What is required - Only the lines from the line containing "Write the React, TypeScript" to the line containing "CartesianGrid, ReferenceDot, ReferenceLine", with both of those lines, are to be repeated exactly. Leave the images out.

**** Data lines

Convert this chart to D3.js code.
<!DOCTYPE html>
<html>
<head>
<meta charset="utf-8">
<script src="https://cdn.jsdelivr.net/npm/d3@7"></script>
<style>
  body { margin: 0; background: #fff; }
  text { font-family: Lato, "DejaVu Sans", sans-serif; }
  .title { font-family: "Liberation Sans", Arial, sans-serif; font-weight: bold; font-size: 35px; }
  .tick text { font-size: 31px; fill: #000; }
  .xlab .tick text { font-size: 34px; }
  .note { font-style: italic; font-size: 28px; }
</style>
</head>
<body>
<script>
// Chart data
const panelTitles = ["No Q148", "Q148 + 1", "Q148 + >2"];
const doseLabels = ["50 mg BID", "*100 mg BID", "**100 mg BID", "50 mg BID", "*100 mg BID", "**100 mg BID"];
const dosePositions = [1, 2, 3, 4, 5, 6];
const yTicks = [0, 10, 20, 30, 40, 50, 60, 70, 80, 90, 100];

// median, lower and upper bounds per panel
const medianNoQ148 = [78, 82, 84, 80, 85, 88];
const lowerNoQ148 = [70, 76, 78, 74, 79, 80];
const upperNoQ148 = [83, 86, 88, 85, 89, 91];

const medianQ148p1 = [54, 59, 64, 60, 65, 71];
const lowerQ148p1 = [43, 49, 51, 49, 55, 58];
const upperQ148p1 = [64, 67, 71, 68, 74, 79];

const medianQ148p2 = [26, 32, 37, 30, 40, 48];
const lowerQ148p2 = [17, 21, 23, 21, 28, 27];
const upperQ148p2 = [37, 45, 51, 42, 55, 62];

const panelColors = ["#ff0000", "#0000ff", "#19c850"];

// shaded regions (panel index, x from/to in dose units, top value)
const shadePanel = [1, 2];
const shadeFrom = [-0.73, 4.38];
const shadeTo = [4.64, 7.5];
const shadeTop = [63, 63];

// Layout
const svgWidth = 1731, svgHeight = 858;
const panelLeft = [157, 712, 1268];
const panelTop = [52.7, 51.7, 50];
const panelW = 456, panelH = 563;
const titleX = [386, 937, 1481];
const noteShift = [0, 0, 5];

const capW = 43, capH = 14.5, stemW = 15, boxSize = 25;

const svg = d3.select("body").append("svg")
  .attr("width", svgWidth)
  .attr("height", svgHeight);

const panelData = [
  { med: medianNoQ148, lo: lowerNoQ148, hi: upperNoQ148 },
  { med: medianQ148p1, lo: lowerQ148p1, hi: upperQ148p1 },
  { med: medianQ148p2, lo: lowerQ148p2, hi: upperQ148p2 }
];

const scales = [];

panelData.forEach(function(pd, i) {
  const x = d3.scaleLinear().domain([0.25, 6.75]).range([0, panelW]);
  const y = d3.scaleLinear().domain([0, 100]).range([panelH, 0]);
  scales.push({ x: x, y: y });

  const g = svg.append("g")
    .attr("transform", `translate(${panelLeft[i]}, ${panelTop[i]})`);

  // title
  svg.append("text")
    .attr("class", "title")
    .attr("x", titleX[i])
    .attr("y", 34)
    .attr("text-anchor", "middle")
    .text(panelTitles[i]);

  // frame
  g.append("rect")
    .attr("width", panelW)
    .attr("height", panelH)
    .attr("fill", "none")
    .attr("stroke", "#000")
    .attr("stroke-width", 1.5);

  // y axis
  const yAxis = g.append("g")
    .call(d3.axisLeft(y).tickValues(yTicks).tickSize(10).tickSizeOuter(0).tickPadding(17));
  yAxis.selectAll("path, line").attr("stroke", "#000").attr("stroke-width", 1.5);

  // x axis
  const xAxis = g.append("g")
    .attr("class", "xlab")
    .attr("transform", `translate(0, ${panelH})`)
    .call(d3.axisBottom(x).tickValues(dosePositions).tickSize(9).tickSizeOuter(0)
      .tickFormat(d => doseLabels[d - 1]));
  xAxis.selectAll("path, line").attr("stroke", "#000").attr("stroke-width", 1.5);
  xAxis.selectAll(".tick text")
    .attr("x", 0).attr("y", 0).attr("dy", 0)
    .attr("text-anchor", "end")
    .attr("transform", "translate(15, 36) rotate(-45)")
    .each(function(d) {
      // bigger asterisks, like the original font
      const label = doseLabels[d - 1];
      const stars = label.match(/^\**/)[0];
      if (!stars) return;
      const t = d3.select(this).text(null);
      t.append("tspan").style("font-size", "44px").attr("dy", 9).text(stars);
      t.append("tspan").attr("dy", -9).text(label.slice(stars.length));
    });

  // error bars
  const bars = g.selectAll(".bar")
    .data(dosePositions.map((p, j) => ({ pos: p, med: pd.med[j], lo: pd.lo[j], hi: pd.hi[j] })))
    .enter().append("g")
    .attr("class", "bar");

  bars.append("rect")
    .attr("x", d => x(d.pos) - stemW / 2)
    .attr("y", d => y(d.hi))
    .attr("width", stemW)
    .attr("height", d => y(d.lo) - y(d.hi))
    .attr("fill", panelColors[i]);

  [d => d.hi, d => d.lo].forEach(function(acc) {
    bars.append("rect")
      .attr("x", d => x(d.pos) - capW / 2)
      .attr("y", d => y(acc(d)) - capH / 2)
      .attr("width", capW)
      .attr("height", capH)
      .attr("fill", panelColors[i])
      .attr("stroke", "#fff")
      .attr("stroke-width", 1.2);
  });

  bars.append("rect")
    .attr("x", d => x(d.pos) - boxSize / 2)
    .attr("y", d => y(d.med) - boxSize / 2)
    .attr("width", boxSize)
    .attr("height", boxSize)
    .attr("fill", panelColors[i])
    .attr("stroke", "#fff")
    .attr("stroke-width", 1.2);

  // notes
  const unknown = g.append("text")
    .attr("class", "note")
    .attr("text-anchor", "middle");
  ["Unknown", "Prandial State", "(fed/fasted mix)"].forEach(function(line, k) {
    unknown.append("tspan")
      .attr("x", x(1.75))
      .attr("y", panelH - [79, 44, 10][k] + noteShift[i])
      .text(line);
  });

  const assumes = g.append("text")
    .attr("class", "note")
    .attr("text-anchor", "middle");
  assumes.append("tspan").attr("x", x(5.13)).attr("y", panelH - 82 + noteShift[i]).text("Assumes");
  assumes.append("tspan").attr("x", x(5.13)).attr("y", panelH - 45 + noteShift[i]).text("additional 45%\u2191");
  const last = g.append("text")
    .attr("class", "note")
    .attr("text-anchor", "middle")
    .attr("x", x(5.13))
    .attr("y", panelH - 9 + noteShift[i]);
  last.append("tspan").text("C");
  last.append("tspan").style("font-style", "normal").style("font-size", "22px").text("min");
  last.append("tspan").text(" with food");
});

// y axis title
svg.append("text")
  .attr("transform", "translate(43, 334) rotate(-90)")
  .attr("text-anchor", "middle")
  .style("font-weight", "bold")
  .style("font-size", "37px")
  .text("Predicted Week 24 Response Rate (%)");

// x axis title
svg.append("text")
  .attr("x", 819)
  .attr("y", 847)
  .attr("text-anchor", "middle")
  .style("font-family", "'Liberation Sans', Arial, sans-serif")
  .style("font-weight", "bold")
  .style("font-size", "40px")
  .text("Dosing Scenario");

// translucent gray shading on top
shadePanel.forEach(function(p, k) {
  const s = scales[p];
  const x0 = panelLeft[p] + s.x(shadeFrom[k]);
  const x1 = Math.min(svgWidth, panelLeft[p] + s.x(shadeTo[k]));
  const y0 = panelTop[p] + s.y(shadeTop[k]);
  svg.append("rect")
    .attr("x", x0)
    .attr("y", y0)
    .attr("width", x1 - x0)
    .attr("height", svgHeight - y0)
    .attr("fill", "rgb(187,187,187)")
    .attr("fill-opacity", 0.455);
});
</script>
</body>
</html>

********
**** Data lines

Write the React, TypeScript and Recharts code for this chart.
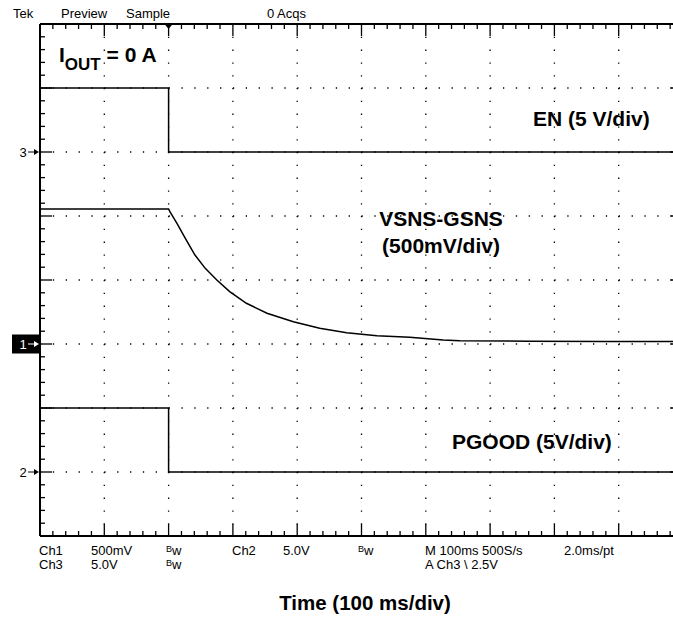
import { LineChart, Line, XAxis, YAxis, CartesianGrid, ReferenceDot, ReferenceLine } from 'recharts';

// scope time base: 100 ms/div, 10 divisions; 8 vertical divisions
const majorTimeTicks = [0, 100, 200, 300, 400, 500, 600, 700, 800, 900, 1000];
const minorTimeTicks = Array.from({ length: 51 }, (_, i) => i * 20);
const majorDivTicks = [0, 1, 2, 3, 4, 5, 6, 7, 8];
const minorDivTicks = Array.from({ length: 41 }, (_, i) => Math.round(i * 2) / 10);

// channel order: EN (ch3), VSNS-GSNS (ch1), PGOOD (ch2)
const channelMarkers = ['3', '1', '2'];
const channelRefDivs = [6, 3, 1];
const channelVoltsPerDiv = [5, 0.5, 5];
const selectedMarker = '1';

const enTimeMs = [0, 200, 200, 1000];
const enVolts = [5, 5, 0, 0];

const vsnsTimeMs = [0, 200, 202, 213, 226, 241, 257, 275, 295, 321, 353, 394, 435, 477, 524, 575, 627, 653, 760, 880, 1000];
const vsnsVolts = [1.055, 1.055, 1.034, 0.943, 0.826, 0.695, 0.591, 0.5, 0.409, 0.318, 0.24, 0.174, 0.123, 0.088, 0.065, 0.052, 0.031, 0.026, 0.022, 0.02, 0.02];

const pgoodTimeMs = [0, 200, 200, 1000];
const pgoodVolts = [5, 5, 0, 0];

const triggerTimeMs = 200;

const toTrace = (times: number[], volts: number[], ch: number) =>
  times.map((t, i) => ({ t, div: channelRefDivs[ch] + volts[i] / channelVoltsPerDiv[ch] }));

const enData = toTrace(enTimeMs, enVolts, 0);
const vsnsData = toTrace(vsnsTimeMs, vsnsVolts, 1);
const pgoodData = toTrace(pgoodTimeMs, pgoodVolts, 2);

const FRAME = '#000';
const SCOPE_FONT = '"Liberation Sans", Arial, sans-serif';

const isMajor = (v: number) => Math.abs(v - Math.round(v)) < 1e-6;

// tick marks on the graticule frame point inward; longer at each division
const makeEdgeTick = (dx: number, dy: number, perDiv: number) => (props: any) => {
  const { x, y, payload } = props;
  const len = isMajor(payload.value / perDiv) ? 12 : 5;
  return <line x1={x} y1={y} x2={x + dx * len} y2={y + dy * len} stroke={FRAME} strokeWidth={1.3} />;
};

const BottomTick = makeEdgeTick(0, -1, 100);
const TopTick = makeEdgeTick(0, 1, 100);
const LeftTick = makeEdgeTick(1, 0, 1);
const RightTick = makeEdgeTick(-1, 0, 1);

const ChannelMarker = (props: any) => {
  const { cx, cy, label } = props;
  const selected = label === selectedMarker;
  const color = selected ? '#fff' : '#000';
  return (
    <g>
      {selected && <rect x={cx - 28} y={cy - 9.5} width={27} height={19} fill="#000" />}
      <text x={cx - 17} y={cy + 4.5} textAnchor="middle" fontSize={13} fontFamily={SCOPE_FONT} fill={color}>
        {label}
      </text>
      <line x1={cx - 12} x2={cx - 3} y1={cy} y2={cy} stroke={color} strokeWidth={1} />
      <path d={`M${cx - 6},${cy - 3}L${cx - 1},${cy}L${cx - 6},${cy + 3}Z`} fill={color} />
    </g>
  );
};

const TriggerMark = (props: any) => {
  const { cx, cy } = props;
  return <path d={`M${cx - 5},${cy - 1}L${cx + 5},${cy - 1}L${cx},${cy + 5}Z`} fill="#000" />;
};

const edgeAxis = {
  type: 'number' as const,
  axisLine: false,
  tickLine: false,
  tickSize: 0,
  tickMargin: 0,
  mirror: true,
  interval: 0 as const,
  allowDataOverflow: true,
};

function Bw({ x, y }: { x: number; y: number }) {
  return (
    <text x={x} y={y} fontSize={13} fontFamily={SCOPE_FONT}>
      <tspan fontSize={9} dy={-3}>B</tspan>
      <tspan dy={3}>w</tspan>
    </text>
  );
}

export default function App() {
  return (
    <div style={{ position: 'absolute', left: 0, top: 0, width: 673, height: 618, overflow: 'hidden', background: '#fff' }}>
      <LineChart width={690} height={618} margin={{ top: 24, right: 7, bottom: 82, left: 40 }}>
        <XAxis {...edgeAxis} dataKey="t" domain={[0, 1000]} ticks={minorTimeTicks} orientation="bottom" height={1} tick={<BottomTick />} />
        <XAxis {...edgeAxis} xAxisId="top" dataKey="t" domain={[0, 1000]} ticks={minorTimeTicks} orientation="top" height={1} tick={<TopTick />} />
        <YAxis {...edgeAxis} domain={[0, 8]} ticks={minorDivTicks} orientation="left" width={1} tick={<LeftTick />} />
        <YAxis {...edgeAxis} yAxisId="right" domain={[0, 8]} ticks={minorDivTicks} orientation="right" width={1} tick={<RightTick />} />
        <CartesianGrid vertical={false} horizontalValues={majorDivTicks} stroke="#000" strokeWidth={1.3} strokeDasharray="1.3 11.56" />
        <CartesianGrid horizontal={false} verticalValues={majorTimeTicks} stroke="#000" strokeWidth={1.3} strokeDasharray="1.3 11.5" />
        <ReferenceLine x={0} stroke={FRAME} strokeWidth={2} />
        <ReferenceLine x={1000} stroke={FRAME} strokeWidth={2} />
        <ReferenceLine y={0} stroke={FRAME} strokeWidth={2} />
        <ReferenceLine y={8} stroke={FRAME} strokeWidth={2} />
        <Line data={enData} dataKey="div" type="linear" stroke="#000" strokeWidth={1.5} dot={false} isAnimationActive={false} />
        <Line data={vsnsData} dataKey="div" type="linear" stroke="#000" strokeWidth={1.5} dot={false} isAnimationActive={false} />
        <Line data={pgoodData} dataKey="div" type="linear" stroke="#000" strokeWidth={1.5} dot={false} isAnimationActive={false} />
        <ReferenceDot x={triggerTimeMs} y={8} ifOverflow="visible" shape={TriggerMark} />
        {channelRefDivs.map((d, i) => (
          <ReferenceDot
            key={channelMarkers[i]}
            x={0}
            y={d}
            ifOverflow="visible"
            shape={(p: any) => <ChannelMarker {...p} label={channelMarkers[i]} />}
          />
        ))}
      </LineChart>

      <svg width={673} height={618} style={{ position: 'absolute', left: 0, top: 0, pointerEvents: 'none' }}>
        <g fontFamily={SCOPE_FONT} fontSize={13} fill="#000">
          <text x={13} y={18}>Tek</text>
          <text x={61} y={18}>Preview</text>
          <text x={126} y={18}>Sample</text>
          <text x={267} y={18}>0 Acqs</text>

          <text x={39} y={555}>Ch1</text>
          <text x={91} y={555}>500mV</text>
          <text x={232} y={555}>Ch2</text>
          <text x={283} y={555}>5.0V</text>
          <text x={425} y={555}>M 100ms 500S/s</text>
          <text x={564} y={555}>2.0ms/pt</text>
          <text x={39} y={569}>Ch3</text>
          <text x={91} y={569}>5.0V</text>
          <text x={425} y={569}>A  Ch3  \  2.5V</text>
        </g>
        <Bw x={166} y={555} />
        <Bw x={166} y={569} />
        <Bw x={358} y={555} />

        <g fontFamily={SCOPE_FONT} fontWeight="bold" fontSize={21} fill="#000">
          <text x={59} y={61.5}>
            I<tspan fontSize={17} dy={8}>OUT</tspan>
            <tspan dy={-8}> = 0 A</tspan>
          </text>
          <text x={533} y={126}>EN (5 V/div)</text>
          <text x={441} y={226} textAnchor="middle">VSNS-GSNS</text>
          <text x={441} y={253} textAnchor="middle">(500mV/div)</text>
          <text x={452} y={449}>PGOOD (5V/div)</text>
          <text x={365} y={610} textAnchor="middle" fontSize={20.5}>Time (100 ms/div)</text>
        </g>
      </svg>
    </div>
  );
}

********

Task output -
Write the React, TypeScript and Recharts code for this chart.
import { LineChart, Line, XAxis, YAxis, CartesianGrid, ReferenceDot, ReferenceLine } from 'recharts';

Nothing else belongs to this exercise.